Oleh sebab itu, pada dasarnya tradisi membuka tudung kepala dalam tradisi Nasrani bukanlah tradisi Ahli kitab, melainkan tradisi yang diwariskan oleh budaya orang Musyrik Roma, wajar jika Nabi Muhammad kemudian lebih memilih menghindari sebagaimana pendapat al-Kautsari.
Sebagaimana tradisi Ahli kitab, kebanyakan kaum muslimin juga mengenakan penutup kepala di kala melaksanakan ibadah salat. Hal ini dimaksudksan untuk mengekspresikan kelemahan, kehambaan, ketundukan serta kesederhanaan di hadapan kemuliaan Allah.
Dengan melihat historis yang melatar belakangi proses tasyri’ di atas, penutup kepala di dalam Islam bukan suatu yang orsinil, akan tetapi ia merupakan tradisi yang diadopsi dari agama-agama sebelumnya (syar’u man qablana) dan sama sekali tidak ada bentuk tertentu seperti apa tudung kepala yang dikenakan, sebab yang terpenting bukan pada bentuk melainkan tujuan dari fungsi tudung kepala itu. Hal ini sama dengan khitan yang merupakan warisan dari agama Ibrahim. Jika khitan tidak ditentukan dengan menggunakan alat; pisau; pedang; atau laser, demikian juga dengan tudung kepala.

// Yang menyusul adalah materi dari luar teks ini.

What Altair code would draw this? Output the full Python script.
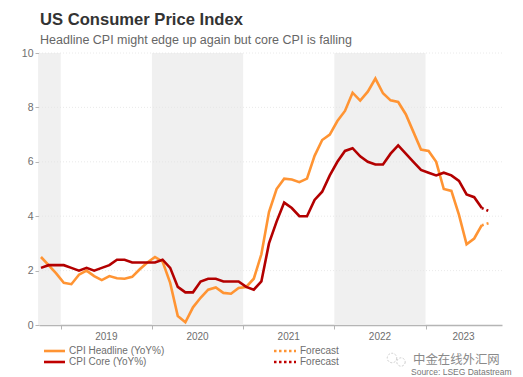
import altair as alt
import pandas as pd

headline = [2.5,2.2,1.9,1.55,1.5,1.85,2.0,1.8,1.65,1.8,1.72,1.7,1.77,2.05,2.3,2.5,2.33,1.55,0.33,0.1,0.65,1.0,1.3,1.38,1.18,1.15,1.36,1.4,1.7,2.6,4.15,5.0,5.38,5.35,5.25,5.38,6.22,6.8,7.0,7.5,7.87,8.54,8.25,8.58,9.06,8.52,8.26,8.2,7.75,7.1,6.45,6.4,6.0,5.0,4.93,4.05,2.97,3.18,3.67]
core = [2.1,2.2,2.2,2.2,2.1,2.0,2.1,2.0,2.1,2.2,2.4,2.4,2.3,2.3,2.3,2.3,2.4,2.1,1.4,1.2,1.2,1.6,1.7,1.7,1.6,1.6,1.6,1.4,1.3,1.6,3.0,3.8,4.5,4.3,4.0,4.0,4.6,4.9,5.5,6.0,6.4,6.5,6.2,6.0,5.9,5.9,6.3,6.6,6.3,6.0,5.7,5.6,5.5,5.6,5.5,5.3,4.8,4.7,4.3]
headline_fc = [3.67,3.75]
core_fc = [4.3,4.18]
fc_months = [58,59]
months = list(range(len(headline)))
band_start = [-0.26,14.6,38.6]
band_end = [2.6,26.6,50.6]
year_ticks = [2.6,14.6,26.6,38.6,50.6]
year_labels = ["2019","2020","2021","2022","2023"]
year_pos = [8.6,20.6,32.6,44.6,55.6]
y_ticks = [0,2,4,6,8,10]

ORANGE="#ff9433"; RED="#b30000"; TXT="#6e6e6e"; FONT="Liberation Sans"
W,H=463,272
xs=alt.Scale(domain=[-0.26,60.66],nice=False,zero=False)
ys=alt.Scale(domain=[0,10],nice=False)
xaxis=alt.Axis(values=year_ticks,labels=False,grid=False,title=None,domainColor="#b5b5b5",domainWidth=1.5,tickColor="#b5b5b5",tickSize=4)
yaxis=alt.Axis(values=y_ticks,format="d",grid=False,title=None,domainColor="#c8c8c8",domainWidth=1.5,tickColor="#b5b5b5",tickSize=4,
    labelColor=TXT,labelFont=FONT,labelFontSize=10.5,labelPadding=2)
xq=alt.X("m:Q",scale=xs,axis=xaxis)
yq=alt.Y("v:Q",scale=ys,axis=yaxis)

bands=alt.Chart(pd.DataFrame({"a":band_start,"b":band_end})).mark_rect(color="#f0f0f0").encode(
    x=alt.X("a:Q",scale=xs,axis=xaxis),x2="b:Q")
grid=alt.Chart(pd.DataFrame({"v":y_ticks[1:]})).mark_rule(color="#e4e4e4",strokeDash=[1,2],strokeWidth=0.8).encode(y=yq)
def line(ms,vals,color,dash=None):
    kw={"strokeDash":dash} if dash else {}
    return alt.Chart(pd.DataFrame({"m":ms,"v":vals})).mark_line(color=color,strokeWidth=2.6,strokeJoin="miter",**kw).encode(x=xq,y=yq)
years=alt.Chart(pd.DataFrame({"m":year_pos,"t":year_labels})).mark_text(font=FONT,fontSize=10,color=TXT,baseline="middle").encode(
    x=xq,y=alt.value(H+12),text="t:N")
def txt(s,x,y,size=10,color=TXT,weight="normal",font=FONT,align="left"):
    return alt.Chart(pd.DataFrame({"t":[s]})).mark_text(font=font,fontSize=size,color=color,fontWeight=weight,align=align,baseline="middle").encode(
        x=alt.value(x),y=alt.value(y),text="t:N")
def key(x1,x2,y,color,dash=None,sw=2.6):
    kw={"strokeDash":dash} if dash else {}
    return alt.Chart(pd.DataFrame({"k":[0]})).mark_rule(color=color,strokeWidth=sw,**kw).encode(
        x=alt.value(x1),x2=alt.value(x2),y=alt.value(y))
def blob(x,y,size):
    return alt.Chart(pd.DataFrame({"k":[0]})).mark_point(shape="circle",size=size,color="#a8a8a8",strokeWidth=0.8,strokeDash=[2,1.5],filled=False).encode(
        x=alt.value(x),y=alt.value(y))
ox,oy=39,53
layers=[bands,grid,
    line(months,headline,ORANGE),line(months,core,RED),
    line(fc_months,headline_fc,ORANGE,[2,3]),line(fc_months,core_fc,RED,[2,3]),
    years,
    txt("US Consumer Price Index",40-ox,20-oy,16.6,"#333333","bold"),
    txt("Headline CPI might edge up again but core CPI is falling",40-ox,40-oy,12.5,"#666666"),
    key(44-ox,65-ox,351-oy,ORANGE),key(44-ox,65-ox,362-oy,"#c00000"),
    txt("CPI Headline (YoY%)",69-ox,351-oy),txt("CPI Core (YoY%)",69-ox,362-oy),
    key(274-ox,296-ox,351-oy,ORANGE,[2.5,2.5]),key(274-ox,296-ox,362-oy,"#c00000",[2.5,2.5]),
    txt("Forecast",300-ox,351-oy),txt("Forecast",300-ox,362-oy),
    blob(392-ox,358-oy,90),blob(401-ox,362-oy,70),
    txt("中金在线外汇网",413-ox,360-oy,12.4,"#8a8a8a",font="Noto Sans CJK SC"),
    txt("Source: LSEG Datastream",411-ox,372-oy,8.5,"#777777"),
]
chart=alt.layer(*layers).properties(width=W,height=H,
    padding={"left":ox-8,"top":oy-8,"right":10,"bottom":52},
    autosize=alt.AutoSizeParams(type="none"),background="white"
).configure_view(stroke=None)
chart.save("out.html",embed_options={"renderer":"svg","actions":False})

Blangkon sendiri, secara historis memang banyak versi. Akan tetapi, yang sesuai dengan ulasan perihal tudung kepala sebagaimana pendapt al-Asymawi dan kemungkinan versi ini yang lebih mengena, adalah pendapat yang mengatakan bahwa blangkon merupakan pengaruh dari, budaya Hindu dan Islam yang diserap oleh orang Jawa.
Menurut para ahli, orang Islam yang masuk ke Jawa terdiri dari dua etnis yaitu keturuan Cina dari Daratan Tiongkok dan para pedagang Gujarat. Para pedagang Gujarat ini adalah orang keturunan Arab, mereka selalu mengenakan sorban, yaitu kain panjang dan lebar yang diikatkan di kepala mereka. Sorban inilah yang meng-inspirasi orang jawa untuk memakai iket kepala seperti halnya orang keturunan Arab tersebut. Karenanya, melihat hal itu blangkon juga bisa dikatakan sebagai pakaian Islami. Wallahu A’lam.